Dada a insuficiência da referida norma para lidar com a complexidade dos desafios enfrentados, também no início de 2023, destacamos Os desafios para o escoamento da geração de energia com a necessidade de ampliação da infraestrutura de transmissão de energia elétrica e a possível alternativa do Procedimento Competitivo por Margem (PCM), discutido no âmbito da Consulta Pública nº 148/2022 e que, por ainda não ter sido concluída pela Aneel, ainda produz A corrida contra o tempo e as lacunas regulatórias para garantir o acesso ao sistema de transmissão, como detalhado em artigo publicado em maio deste ano.
Neste último mês de julho de 2023, a Aneel deu mais um passo na tentativa de equacionar o problema regulatório acima exposto, com a edição da Resolução Normativa nº 1.065/2023 que estabeleceu requisitos e procedimentos atinentes ao mecanismo excepcional para tratamento de outorgas de geração e dos Contratos de Uso do Sistema de Transmissão (CUST) celebrados por centrais geradoras.
Ainda que seja possível questionar se os referidos mecanismos excepcionais acabariam por beneficiar empreendedores que inadimpliram suas obrigações regulatórias quanto ao cronograma de implantação de seus projetos e/ou obrigações pecuniárias no âmbito do CUST, fato é que a nova norma traz alternativas que podem contribuir para que uma solução estrutural para o acesso ao SIN seja alcançada.
Em breve síntese, a regulamentação da Aneel previu a possibilidade de rescisão amigável do CUST e revogação das outorgas sem a aplicação de penalidades para empreendedores que manifestaram o interesse até o último dia 28.07.2023, desde que cumpridos alguns requisitos como a adimplência com os encargos de uso do sistema e a desistência de eventuais ações judiciais.
Adicionalmente, a norma também prevê, para os interessados que se manifestaram até 28.07.2023, a possibilidade de regularização do cronograma de implantação do empreendimento com diferimento do pagamento do encargo de uso do sistema de transmissão, também mediante o cumprimento de determinados requisitos, como a apresentação de garantia de fiel cumprimento.
Segundo informações divulgadas pelo Operador Nacional do Sistema Elétrico (ONS), os pedidos já realizados abrangem 14,7 GW, sendo 11 GW referentes ao mecanismo de anistia e 3,7 GW para a regularização das outorgas.
Embora estes mecanismos possam contribuir para a liberação de capacidade de escoamento, que poderá ser ocupada por outros interessados de acordo com a ordem cronológica das solicitações de acesso recebidas pelo ONS, ainda haverá uma série de empreendedores outorgados ou aguardando a publicação de suas outorgas que também buscarão acesso ao SIN e, pelo fato de não possuírem CUST assinado, não estarão elegíveis aos referidos mecanismos excepcionais.
Nestes termos, é imprescindível que a regulação setorial continue sendo aprimorada para definir aspectos como a competição pela margem do escoamento para estes geradores.
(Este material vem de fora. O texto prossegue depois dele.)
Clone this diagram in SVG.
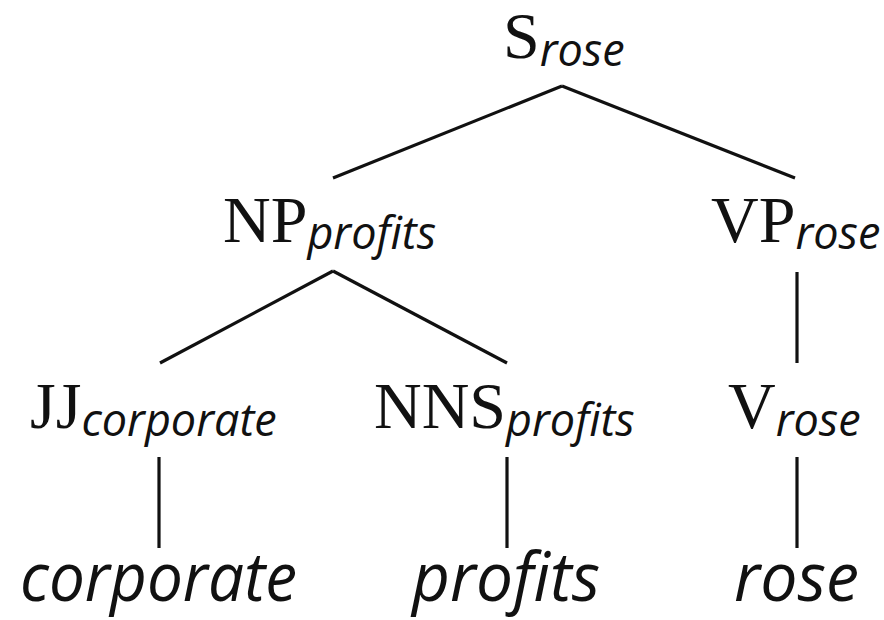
<svg xmlns="http://www.w3.org/2000/svg" width="884" height="620" viewBox="0 0 884 620">
<style>
.cat{font-family:"Liberation Serif","Times New Roman",serif;font-size:66px;fill:#111}
.sub{font-family:"Open Sans","DejaVu Sans",sans-serif;font-style:italic;font-size:45px;fill:#111}
.leaf{font-family:"Open Sans","DejaVu Sans",sans-serif;font-style:italic;font-size:68px;fill:#111}
.edge{stroke:#111;stroke-width:3.2;fill:none;stroke-linecap:butt}
</style>
<rect width="884" height="620" fill="#fff"/>
<g id="connectors">
<line class="edge" x1="562" y1="86" x2="333" y2="178"/>
<line class="edge" x1="562" y1="86" x2="795" y2="178"/>
<line class="edge" x1="333" y1="271" x2="160" y2="363"/>
<line class="edge" x1="333" y1="271" x2="507" y2="363"/>
<line class="edge" x1="797" y1="272" x2="797" y2="363"/>
<line class="edge" x1="159" y1="457" x2="159" y2="548"/>
<line class="edge" x1="507" y1="457" x2="507" y2="548"/>
<line class="edge" x1="797" y1="457" x2="797" y2="548"/>
</g>
<g id="S"><text x="503" y="58"><tspan class="cat">S</tspan><tspan class="sub" dy="8">rose</tspan></text></g>
<g id="NP"><text x="223" y="242"><tspan class="cat">NP</tspan><tspan class="sub" dy="7">profits</tspan></text></g>
<g id="VP"><text x="711" y="242"><tspan class="cat">VP</tspan><tspan class="sub" dy="7">rose</tspan></text></g>
<g id="JJ"><text x="30" y="428"><tspan class="cat">JJ</tspan><tspan class="sub" dy="8">corporate</tspan></text></g>
<g id="NNS"><text x="374" y="428"><tspan class="cat">NNS</tspan><tspan class="sub" dy="8">profits</tspan></text></g>
<g id="V"><text x="728" y="428"><tspan class="cat">V</tspan><tspan class="sub" dy="8">rose</tspan></text></g>
<g id="w1"><text class="leaf" x="20" y="601" textLength="277" lengthAdjust="spacingAndGlyphs">corporate</text></g>
<g id="w2"><text class="leaf" x="412" y="601" textLength="188" lengthAdjust="spacingAndGlyphs">profits</text></g>
<g id="w3"><text class="leaf" x="734" y="601" textLength="125" lengthAdjust="spacingAndGlyphs">rose</text></g>
</svg>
Nesse contexto, também se acentua a necessidade de se ampliar a transparência e publicidade da atual condição do SIN, da capacidade e condições de acesso em cada ponto/região bem como dos agentes interessados na conexão em cada ponto do SIN.
Ainda em benefício da previsibilidade e para permitir que os empreendedores tenham a segurança jurídica necessária para o planejamento e realização de investimentos, é imperioso que seja definido o tratamento a ser conferido aos empreendimentos outorgados que não obtiverem acesso ao SIN ou mesmo que deixarem de implantar seus empreendimentos nos cronogramas definidos, não sendo possível olvidar da observância do princípio da isonomia, tendo em vista que parte dos geradores já tem o direito de revogar suas outorgas e rescindir os CUSTs sem a aplicação de penalidades.
Por fim, observa-se que as outorgas solicitadas a partir de março de 2021 têm o desconto nas tarifas de uso do sistema condicionada ao início de operação comercial de todas as unidades geradoras em até 48 meses contados da data de publicação de suas outorgas.
Dessa forma, torna-se ainda mais relevante que estes aspectos sejam definidos com a maior brevidade possível de modo a garantir o direito ao desconto nas tarifas de uso do fio, evitando discussões acerca de excludentes de responsabilidade que sempre trazem alguma complexidade na relação entre os agentes e o regulador.
Mariana Saragoça é advogada e sócia do escritório Stocche Forbes, com atuação nas áreas de Direito Administrativo, Infraestrutura e Regulação; Frederico Accon Soares é advogado sênior e sócio do escritório Stocche Forbes, com atuação nas áreas de Direito Administrativo, Infraestrutura e Regulação com ênfase no setor elétrico.